I’ve acknowledged before that living in El Valle involves both privilege and deprivation. The privilege is the fact that we’re not dependent on wage labor, i.e., a nine to five job in a designated location, and can therefore live where we want, in a relatively isolated community that is beautiful, friendly, and restorative. The deprivation comes from living on a very limited income, where we don’t enjoy the luxuries most middle class folks take for granted—that is, until the economy tanked again and lots of middle class folks have lost their jobs, their new cars (I’ve never owned a new car), and even their houses. So while I wouldn’t wish any of this on anyone, except the bankers, Wall Street traders, and complicit politicians who brought us to this point (that comes to a lot of exceptions), the trade off has definitely paid off.

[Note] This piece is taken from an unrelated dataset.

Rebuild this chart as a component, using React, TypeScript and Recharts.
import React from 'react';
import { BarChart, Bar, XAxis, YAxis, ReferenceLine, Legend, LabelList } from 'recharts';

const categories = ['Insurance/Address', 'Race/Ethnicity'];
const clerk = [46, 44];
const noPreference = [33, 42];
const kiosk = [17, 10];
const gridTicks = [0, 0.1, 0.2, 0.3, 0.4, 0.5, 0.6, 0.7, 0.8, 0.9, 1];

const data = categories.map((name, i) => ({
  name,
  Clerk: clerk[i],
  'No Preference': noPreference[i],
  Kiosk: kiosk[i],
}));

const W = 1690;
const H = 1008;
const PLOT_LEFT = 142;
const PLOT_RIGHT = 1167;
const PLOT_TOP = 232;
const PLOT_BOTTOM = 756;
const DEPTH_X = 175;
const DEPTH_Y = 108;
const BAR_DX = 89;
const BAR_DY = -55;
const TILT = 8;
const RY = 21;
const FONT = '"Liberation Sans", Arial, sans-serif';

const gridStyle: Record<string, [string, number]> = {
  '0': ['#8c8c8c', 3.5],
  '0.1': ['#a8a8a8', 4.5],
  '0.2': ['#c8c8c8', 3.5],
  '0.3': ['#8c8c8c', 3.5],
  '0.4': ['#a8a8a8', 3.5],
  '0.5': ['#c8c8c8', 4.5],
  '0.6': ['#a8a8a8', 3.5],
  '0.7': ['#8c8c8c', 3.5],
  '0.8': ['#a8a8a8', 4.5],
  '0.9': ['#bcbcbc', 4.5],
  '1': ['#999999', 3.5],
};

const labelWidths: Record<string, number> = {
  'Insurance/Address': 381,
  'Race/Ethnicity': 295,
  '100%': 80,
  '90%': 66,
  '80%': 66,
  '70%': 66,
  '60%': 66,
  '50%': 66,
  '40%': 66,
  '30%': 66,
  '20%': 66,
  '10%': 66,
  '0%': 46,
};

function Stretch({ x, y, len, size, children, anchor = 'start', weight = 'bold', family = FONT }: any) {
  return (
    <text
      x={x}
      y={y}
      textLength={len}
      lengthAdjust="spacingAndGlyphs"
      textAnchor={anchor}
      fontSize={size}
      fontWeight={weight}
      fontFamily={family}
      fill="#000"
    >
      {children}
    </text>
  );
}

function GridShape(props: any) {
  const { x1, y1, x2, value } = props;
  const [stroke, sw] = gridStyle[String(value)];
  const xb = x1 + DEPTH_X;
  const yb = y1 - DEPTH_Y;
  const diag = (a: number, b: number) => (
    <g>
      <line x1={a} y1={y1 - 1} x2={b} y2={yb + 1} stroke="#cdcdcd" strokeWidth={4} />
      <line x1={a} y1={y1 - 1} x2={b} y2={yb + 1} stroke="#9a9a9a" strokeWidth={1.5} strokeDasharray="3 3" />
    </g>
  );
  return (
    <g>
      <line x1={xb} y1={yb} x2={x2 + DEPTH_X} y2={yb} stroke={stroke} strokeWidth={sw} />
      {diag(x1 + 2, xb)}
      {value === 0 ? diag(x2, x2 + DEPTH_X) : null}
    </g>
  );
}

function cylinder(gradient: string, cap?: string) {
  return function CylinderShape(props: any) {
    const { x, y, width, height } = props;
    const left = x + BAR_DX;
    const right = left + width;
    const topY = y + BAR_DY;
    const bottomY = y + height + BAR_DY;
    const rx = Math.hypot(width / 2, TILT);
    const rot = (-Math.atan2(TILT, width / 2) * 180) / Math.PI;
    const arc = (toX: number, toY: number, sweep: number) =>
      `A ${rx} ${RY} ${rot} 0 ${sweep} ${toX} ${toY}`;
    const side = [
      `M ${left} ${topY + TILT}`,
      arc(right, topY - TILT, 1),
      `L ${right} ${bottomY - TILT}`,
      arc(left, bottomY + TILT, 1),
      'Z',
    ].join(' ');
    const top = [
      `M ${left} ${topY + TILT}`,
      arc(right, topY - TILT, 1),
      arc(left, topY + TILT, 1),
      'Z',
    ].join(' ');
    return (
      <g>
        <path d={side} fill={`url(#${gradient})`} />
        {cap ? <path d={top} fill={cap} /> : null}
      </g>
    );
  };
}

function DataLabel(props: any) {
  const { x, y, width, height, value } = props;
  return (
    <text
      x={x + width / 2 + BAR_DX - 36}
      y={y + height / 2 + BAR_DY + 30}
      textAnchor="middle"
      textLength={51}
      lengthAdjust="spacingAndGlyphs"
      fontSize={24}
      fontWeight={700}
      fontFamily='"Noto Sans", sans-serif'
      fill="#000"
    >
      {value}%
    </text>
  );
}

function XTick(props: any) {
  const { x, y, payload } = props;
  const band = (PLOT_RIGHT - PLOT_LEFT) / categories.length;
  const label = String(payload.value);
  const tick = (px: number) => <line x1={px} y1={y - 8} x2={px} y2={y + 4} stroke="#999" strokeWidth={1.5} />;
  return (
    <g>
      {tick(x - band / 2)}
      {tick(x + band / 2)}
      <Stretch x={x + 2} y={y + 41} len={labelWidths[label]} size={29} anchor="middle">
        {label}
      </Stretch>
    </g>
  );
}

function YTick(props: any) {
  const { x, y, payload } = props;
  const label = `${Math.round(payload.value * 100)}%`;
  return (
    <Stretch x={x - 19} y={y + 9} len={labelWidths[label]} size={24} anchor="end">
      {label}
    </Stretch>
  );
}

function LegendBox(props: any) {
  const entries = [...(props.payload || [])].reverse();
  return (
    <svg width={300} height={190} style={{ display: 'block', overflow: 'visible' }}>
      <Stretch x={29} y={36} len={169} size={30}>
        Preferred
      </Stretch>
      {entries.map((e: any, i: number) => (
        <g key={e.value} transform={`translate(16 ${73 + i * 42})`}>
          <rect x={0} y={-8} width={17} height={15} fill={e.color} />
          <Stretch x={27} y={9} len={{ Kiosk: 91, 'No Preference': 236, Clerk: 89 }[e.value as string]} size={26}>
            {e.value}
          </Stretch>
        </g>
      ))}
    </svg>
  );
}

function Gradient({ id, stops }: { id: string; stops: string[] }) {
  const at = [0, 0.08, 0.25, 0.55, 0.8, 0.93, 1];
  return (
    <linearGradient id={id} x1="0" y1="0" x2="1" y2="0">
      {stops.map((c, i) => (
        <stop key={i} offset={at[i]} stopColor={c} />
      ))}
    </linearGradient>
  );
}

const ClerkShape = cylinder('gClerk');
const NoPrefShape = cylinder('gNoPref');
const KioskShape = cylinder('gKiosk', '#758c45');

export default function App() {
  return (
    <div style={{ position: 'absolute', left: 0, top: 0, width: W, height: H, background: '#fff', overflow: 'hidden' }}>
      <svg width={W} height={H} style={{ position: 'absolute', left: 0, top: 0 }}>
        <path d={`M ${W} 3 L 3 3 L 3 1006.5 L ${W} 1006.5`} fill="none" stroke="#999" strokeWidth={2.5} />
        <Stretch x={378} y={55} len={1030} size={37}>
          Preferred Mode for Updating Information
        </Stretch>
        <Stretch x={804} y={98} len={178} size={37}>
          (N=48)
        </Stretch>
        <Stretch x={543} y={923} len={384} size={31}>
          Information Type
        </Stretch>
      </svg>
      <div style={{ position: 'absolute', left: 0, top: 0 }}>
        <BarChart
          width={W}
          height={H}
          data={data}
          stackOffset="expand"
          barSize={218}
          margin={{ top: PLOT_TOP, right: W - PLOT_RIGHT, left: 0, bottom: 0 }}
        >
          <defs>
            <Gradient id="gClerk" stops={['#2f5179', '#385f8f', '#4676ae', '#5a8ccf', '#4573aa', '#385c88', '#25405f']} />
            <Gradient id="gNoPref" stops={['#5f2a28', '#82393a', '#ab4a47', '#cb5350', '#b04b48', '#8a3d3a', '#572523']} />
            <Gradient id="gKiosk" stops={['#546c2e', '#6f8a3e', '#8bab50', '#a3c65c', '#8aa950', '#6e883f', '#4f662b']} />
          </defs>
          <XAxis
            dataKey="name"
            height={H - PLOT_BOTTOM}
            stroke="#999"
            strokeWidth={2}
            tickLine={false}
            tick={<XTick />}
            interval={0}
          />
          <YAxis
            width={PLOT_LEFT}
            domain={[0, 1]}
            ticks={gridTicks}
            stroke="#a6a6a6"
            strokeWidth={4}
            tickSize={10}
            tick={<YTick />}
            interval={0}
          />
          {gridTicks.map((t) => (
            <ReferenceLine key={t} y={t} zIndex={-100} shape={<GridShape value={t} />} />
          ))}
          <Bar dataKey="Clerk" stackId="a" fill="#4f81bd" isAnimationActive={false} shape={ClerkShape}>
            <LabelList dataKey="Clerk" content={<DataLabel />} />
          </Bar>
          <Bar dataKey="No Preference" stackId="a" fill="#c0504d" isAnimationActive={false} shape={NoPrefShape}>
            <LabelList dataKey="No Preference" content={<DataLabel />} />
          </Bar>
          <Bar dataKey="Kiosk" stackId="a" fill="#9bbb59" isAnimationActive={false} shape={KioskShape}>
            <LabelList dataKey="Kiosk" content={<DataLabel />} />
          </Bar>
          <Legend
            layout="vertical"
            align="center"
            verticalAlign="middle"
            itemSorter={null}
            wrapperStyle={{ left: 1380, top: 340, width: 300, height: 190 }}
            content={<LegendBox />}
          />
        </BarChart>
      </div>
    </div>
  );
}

But as the years go by, the privileged part of getting to live someplace out of the way is being assaulted by a world that, in its march toward collective consumerism (cities) and globalization (see Global Domination), apparently would like nothing better than to marginalize us out of existence. As the “home becomes a private museum to guard against the ravages of time—space compression (David Harvey)”, it seems we spend way too much time on the phone trying to tell a computer that there really is a little village in northern New Mexico where you can send a package to our mailbox or door. We have this rural mailing address that says Box 6 El Valle Route, Chamisal (where the post office is located), New Mexico. This address gets rejected by computers that recognize only addresses that have numbers and streets or P.O. Box numbers. So we tell the computer — or very rarely, a person — that it’s OK, just let the computer change our address to P.O. Box 6, because as long as the name of the town, Chamisal, is in the address, the postmistress, who knows who everybody is, will make sure it gets delivered by the highway contract mailman to that green mailbox number 6 sitting at the head of our driveway.

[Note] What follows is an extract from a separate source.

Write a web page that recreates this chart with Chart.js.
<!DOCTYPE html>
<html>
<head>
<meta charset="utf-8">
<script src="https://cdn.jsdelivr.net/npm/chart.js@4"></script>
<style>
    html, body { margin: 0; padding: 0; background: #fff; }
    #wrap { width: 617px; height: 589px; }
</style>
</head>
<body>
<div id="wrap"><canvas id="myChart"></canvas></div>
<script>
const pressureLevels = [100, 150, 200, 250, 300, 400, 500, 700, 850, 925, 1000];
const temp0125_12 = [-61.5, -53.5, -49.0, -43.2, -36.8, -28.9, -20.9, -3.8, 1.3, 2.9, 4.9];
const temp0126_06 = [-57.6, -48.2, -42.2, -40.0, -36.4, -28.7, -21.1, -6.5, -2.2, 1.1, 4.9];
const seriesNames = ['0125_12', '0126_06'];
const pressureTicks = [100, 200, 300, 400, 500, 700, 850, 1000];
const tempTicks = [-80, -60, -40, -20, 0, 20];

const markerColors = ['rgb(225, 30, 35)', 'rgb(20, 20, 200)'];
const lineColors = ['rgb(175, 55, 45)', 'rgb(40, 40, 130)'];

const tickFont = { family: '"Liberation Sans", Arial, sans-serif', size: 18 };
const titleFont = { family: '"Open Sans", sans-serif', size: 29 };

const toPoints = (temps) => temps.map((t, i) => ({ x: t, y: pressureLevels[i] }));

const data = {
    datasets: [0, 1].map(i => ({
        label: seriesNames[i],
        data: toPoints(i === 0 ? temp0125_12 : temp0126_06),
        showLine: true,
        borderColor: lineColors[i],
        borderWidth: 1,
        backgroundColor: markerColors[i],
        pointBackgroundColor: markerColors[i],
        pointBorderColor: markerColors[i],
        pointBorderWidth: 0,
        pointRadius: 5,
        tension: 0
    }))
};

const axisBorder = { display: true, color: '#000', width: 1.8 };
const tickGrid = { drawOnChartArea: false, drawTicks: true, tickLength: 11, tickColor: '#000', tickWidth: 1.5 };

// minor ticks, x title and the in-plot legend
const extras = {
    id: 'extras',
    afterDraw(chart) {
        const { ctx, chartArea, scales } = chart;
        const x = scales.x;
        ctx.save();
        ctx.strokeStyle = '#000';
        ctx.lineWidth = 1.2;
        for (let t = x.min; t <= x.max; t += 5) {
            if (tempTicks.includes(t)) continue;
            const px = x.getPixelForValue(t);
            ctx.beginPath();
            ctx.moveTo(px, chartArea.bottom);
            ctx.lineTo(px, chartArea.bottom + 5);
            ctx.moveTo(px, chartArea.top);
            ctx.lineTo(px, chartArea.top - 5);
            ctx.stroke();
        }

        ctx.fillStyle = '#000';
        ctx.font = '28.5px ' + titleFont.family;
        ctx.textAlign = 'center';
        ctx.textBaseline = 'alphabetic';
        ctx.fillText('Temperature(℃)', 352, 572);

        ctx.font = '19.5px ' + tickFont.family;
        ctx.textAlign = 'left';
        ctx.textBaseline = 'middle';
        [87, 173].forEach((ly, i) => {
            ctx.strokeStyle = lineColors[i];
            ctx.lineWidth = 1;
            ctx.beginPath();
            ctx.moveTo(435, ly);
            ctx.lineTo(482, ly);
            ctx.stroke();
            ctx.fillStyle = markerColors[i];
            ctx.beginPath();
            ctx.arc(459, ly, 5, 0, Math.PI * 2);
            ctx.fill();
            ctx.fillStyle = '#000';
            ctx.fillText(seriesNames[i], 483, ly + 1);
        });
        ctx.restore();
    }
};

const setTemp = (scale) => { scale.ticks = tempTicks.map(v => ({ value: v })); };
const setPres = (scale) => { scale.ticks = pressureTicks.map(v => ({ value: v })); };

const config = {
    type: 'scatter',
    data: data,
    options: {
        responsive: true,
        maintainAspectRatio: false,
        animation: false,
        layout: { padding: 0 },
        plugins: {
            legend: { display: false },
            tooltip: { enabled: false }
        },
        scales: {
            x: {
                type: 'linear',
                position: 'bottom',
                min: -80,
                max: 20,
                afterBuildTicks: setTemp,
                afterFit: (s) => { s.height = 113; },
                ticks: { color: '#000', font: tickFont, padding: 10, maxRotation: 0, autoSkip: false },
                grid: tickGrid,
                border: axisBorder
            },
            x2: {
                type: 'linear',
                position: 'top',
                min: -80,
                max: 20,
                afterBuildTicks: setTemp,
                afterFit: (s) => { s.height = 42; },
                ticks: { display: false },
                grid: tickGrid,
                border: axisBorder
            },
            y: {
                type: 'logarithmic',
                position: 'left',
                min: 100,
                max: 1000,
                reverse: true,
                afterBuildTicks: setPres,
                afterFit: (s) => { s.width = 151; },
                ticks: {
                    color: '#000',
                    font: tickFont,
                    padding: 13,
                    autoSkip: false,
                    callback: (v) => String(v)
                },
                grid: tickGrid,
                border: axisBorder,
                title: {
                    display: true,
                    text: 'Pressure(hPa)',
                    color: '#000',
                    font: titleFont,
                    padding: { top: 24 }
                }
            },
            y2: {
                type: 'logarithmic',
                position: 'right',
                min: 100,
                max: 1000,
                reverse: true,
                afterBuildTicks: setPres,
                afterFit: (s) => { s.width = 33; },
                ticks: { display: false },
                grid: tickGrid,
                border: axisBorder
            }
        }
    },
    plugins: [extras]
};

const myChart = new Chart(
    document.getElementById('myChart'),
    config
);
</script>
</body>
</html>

Even she can’t compensate for some confusion, however. We were once given a subscription to the Sunday New York Times by a friend. After finally verifying that we did indeed exist, we got our first issue on the Monday after the Sunday it came out. We were ecstatic. The next Monday, there it was again in the mailbox. The next Monday there was no paper, and it didn’t come Tuesday, Wednesday, Thursday, Friday, or Saturday, either. But there it was on Monday morning, along with the new issue that actually came the day it was supposed to. From then on, on Mondays we either had no paper, or two papers, but I guess the Book Review and Arts and Entertainment section are never really dated for us, as we have to wait for new books to get to the library anyway (and take our turn on the request list, usually about thirty spots down) and we don’t often get to New York to go to the jazz clubs (I think the last time was around 1995).

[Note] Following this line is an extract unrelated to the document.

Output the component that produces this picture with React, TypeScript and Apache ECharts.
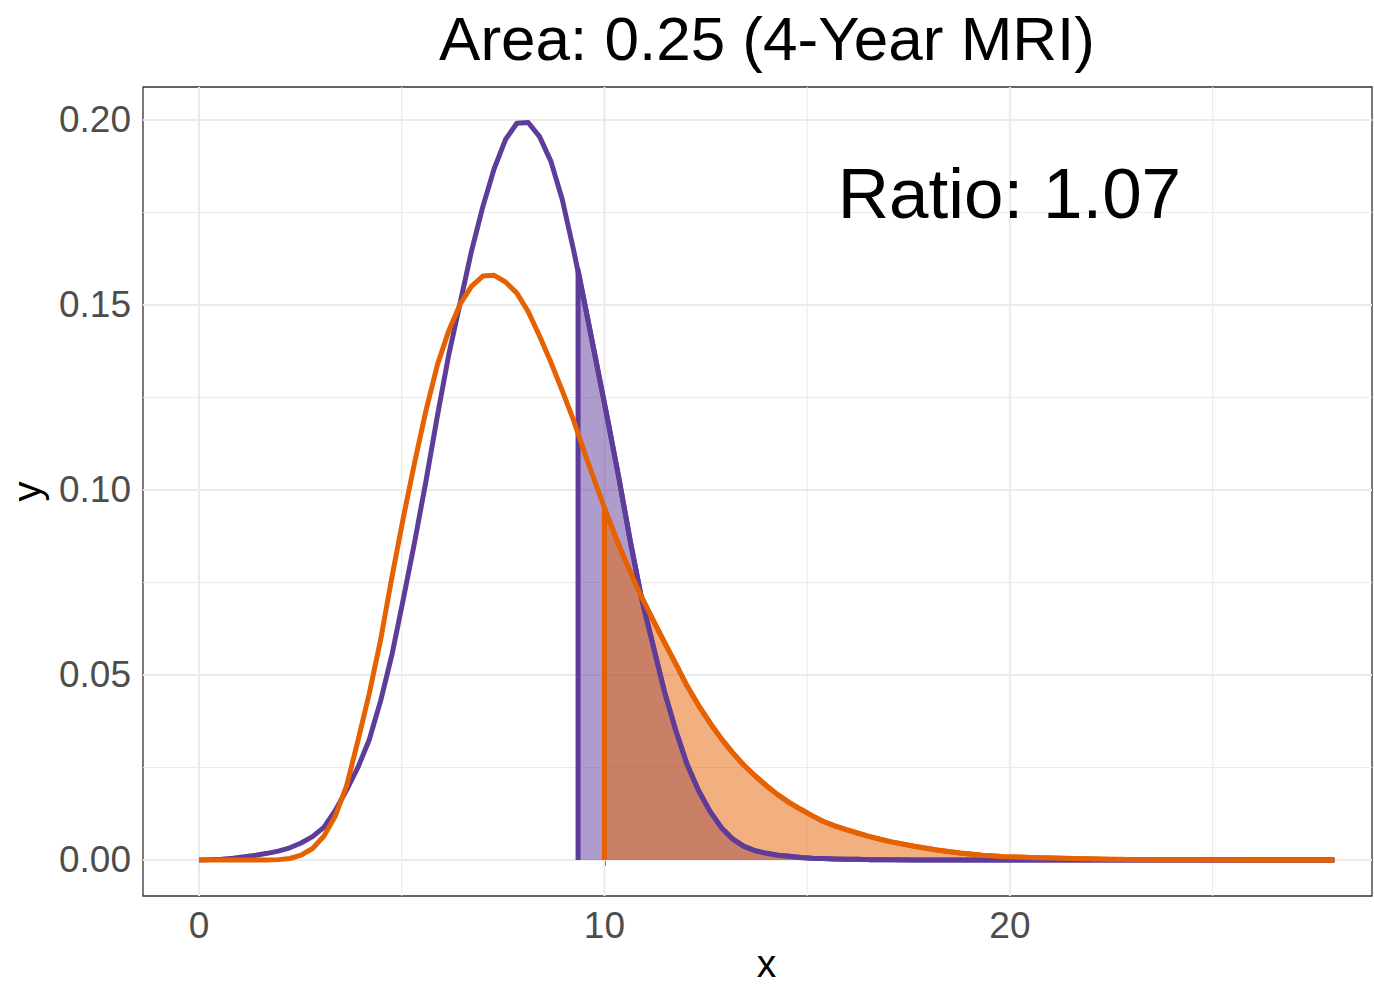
import React, { useEffect, useRef } from "react";
import * as echarts from "echarts";

// x positions of the sampled density curves
const xs = [
  0.0, 0.28, 0.56, 0.84, 1.12, 1.4, 1.68, 1.96, 2.24, 2.52, 2.8, 3.08, 3.36, 3.64, 3.92, 4.2,
  4.48, 4.76, 5.04, 5.32, 5.6, 5.88, 6.16, 6.44, 6.72, 7.0, 7.28, 7.56, 7.84, 8.12, 8.4, 8.68,
  8.96, 9.24, 9.52, 9.8, 10.08, 10.36, 10.64, 10.92, 11.2, 11.48, 11.76, 12.04, 12.32, 12.6,
  12.88, 13.16, 13.44, 13.72, 14.0, 14.28, 14.56, 14.84, 15.12, 15.4, 15.68, 15.96, 16.24,
  16.52, 16.8, 17.08, 17.64, 18.2, 18.76, 19.32, 19.88, 20.72, 21.56, 22.4, 23.52, 24.64,
  26.04, 28.0,
];

// purple density
const purpleY = [
  0, 0.0001, 0.0002, 0.0005, 0.0009, 0.0013, 0.0018, 0.0024, 0.0033, 0.0046, 0.0063, 0.0088,
  0.0133, 0.0189, 0.025, 0.0325, 0.043, 0.0555, 0.0705, 0.086, 0.1025, 0.12, 0.1365, 0.1505,
  0.1645, 0.1765, 0.1868, 0.1947, 0.1991, 0.1993, 0.1955, 0.1888, 0.1785, 0.1648, 0.15, 0.1345,
  0.119, 0.103, 0.086, 0.0705, 0.058, 0.0455, 0.035, 0.0258, 0.0188, 0.0132, 0.0088, 0.0057,
  0.0037, 0.0025, 0.0018, 0.0013, 0.001, 0.0007, 0.0005, 0.0004, 0.0003, 0.0002, 0.0002, 0.0001,
  0.0001, 0.0001, 0, 0, 0, 0, 0, 0, 0, 0, 0, 0, 0, 0,
];

// orange density
const orangeY = [
  0, 0, 0, 0, 0, 0, 0, 0.0001, 0.0004, 0.0013, 0.0031, 0.0064, 0.0118, 0.02, 0.0322, 0.045,
  0.0595, 0.0765, 0.0925, 0.1075, 0.1215, 0.1338, 0.143, 0.1502, 0.155, 0.1578, 0.158, 0.1562,
  0.1532, 0.1482, 0.1416, 0.1345, 0.1268, 0.1188, 0.1098, 0.1012, 0.0928, 0.085, 0.0778, 0.071,
  0.0648, 0.0588, 0.053, 0.047, 0.0418, 0.0371, 0.0328, 0.029, 0.0256, 0.0227, 0.02, 0.0176,
  0.0155, 0.0137, 0.012, 0.0104, 0.0092, 0.0082, 0.0073, 0.0064, 0.0056, 0.0049, 0.0037, 0.0027,
  0.0019, 0.0013, 0.0009, 0.0006, 0.0004, 0.0002, 0.0001, 0.0001, 0, 0,
];

// start of the shaded exceedance areas (x) and curve height there
const purpleCut = [9.35, 0.1595];
const orangeCut = [10.0, 0.095];

// axes
const xTicks = [0, 10, 20];
const xMinorGrid = [5, 15, 25];
const yTicks = [0, 0.05, 0.1, 0.15, 0.2];
const yMinorGrid = [0.025, 0.075, 0.125, 0.175];
const xRange = [-1.38, 28.93];
const yRange = [-0.00973, 0.2089];

const titleText = "Area: 0.25 (4-Year MRI)";
const ratioText = "Ratio: 1.07";
const ratioAt = [20, 0.18];

const PURPLE = "#5e3c99";
const ORANGE = "#e66101";
const FONT = "'Liberation Sans', Arial, Helvetica, sans-serif";
const LW = 5;

function pairs(x: number[], y: number[]) {
  return x.map((v, i) => [v, y[i]]);
}

function shade(cut: number[], y: number[]) {
  const pts: number[][] = [[cut[0], 0], [cut[0], cut[1]]];
  xs.forEach((v, i) => {
    if (v > cut[0]) pts.push([v, y[i]]);
  });
  return pts;
}

function gridSeries(values: number[], dir: "x" | "y", width: number) {
  return values.map((v) => ({
    type: "line",
    silent: true,
    z: 0,
    symbol: "none",
    data: dir === "x" ? [[v, yRange[0]], [v, yRange[1]]] : [[xRange[0], v], [xRange[1], v]],
    lineStyle: { color: "#ebebeb", width },
    emphasis: { disabled: true },
    tooltip: { show: false },
  }));
}

export default function App() {
  const ref = useRef<HTMLDivElement>(null);
  useEffect(() => {
    const chart = echarts.init(ref.current!, null, { renderer: "svg" });
    const option: any = {
      animation: false,
      backgroundColor: "#ffffff",
      textStyle: { fontFamily: FONT },
      grid: {
        left: 143,
        right: 2,
        top: 87,
        bottom: 91,
        containLabel: false,
        outerBoundsMode: "none",
        show: true,
        borderColor: "#333333",
        borderWidth: 1.3,
        backgroundColor: "transparent",
      },
      xAxis: {
        type: "value",
        min: xRange[0],
        max: xRange[1],
        axisLine: { show: false },
        splitLine: { show: false },
        axisTick: {
          show: true,
          customValues: xTicks,
          length: 6,
          lineStyle: { color: "#333333", width: 2 },
        },
        axisLabel: {
          customValues: xTicks,
          fontSize: 37,
          color: "#4d4d4d",
          fontFamily: FONT,
          margin: 11,
          formatter: (v: number) => String(v),
        },
        name: "x",
        nameLocation: "middle",
        nameGap: 48,
        nameMoveOverlap: false,
        nameTextStyle: {
          fontSize: 39,
          lineHeight: 38,
          color: "#000000",
          fontFamily: FONT,
          padding: [0, 0, 0, 18],
        },
      },
      yAxis: {
        type: "value",
        min: yRange[0],
        max: yRange[1],
        axisLine: { show: false },
        splitLine: { show: false },
        axisTick: {
          show: true,
          customValues: yTicks,
          length: 6,
          lineStyle: { color: "#333333", width: 2 },
        },
        axisLabel: {
          customValues: yTicks,
          fontSize: 37,
          color: "#4d4d4d",
          fontFamily: FONT,
          margin: 12,
          formatter: (v: number) => v.toFixed(2),
        },
        name: "y",
        nameLocation: "middle",
        nameRotate: 90,
        nameGap: 96,
        nameMoveOverlap: false,
        nameTextStyle: { fontSize: 40, color: "#000000", fontFamily: FONT },
      },
      graphic: [
        {
          type: "text",
          x: 767,
          y: 38,
          style: {
            text: titleText,
            font: `62px ${FONT}`,
            fill: "#000000",
            align: "center",
            verticalAlign: "middle",
          },
        },
      ],
      series: [
        ...gridSeries(xMinorGrid, "x", 1),
        ...gridSeries(yMinorGrid, "y", 1),
        ...gridSeries(xTicks, "x", 2),
        ...gridSeries(yTicks, "y", 2),
        {
          type: "line",
          z: 2,
          symbol: "none",
          data: shade(purpleCut, purpleY),
          lineStyle: { color: PURPLE, width: LW, join: "round" },
          areaStyle: { color: PURPLE, opacity: 0.5, origin: 0 },
          silent: true,
        },
        {
          type: "line",
          z: 3,
          symbol: "none",
          data: shade(orangeCut, orangeY),
          lineStyle: { color: ORANGE, width: LW, join: "round" },
          areaStyle: { color: ORANGE, opacity: 0.5, origin: 0 },
          silent: true,
        },
        {
          type: "line",
          z: 4,
          symbol: "none",
          data: pairs(xs, purpleY),
          lineStyle: { color: PURPLE, width: LW, join: "round" },
          silent: true,
        },
        {
          type: "line",
          z: 5,
          symbol: "none",
          data: pairs(xs, orangeY),
          lineStyle: { color: ORANGE, width: LW, join: "round" },
          silent: true,
        },
        {
          type: "scatter",
          z: 6,
          symbolSize: 1,
          itemStyle: { opacity: 0 },
          data: [ratioAt],
          silent: true,
          label: {
            show: true,
            position: [0, 0],
            align: "center",
            verticalAlign: "middle",
            formatter: ratioText,
            fontSize: 71,
            color: "#000000",
            opacity: 1,
            fontFamily: FONT,
          },
        },
      ],
    };
    chart.setOption(option);
    return () => chart.dispose();
  }, []);
  return (
    <div
      ref={ref}
      style={{ position: "fixed", left: 0, top: 0, width: 1374, height: 987, background: "#fff" }}
    />
  );
}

United Parcel Service is another story. The main artery for northern New Mexico deliveries is in Santa Fe. There used to be a branch center in EspaƱola, the town of any size closest to us, and the man who made the deliveries to all of our little villages picked up his truck there. He, like the postmistress, knew everyone on his route. It didn’t matter how mangled the address was, even as UPS tightened up its requirements on rural addressing, if the name was on the package, Wilfredo got it to the right house. Alas, Wilfredo eventually retired. I think it took us a year to figure out what the current UPS regulations required for shipping, but once we got it right it didn’t mean we got our packages on the stipulated delivery day. The package may get sent out from Santa Fe, but if there’s no other delivery in El Valle that day, the driver doesn’t want to drop by. If it’s been raining or snowing, which is usually the case nine months out of the year, and our well maintained dirt road is wet, the driver may decide not to stop by. If we finally get the phone number of UPS in Santa Fe (they only list a central 800 number in the phone book, where you end up talking to someone in India) and tell them to just keep the package there until we come in to get it, they send it out anyway and the driver doesn’t deliver it because we’re not home, we’re in Santa Fe getting the package that isn’t there.
But I have no right to complain, really, because if I have these expectations that means I should move to town where the rest of the folks in the industrialized world conduct business, buy things, and communicate with people around the world without worry or complaint. Except for when the U.S. Postal Service deconstructs, which it did a couple of years ago, and everyone in Santa Fe started getting everyone else's mail, getting mail two months after it was sent, or not getting any mail at all, and went ballistic. The New Mexico congressional delegation had to intervene to demand better service for its constituents. While all this wasn’t as bad as the current meltdown of the entire financial system, it’s another reason I think I’ll just stay here.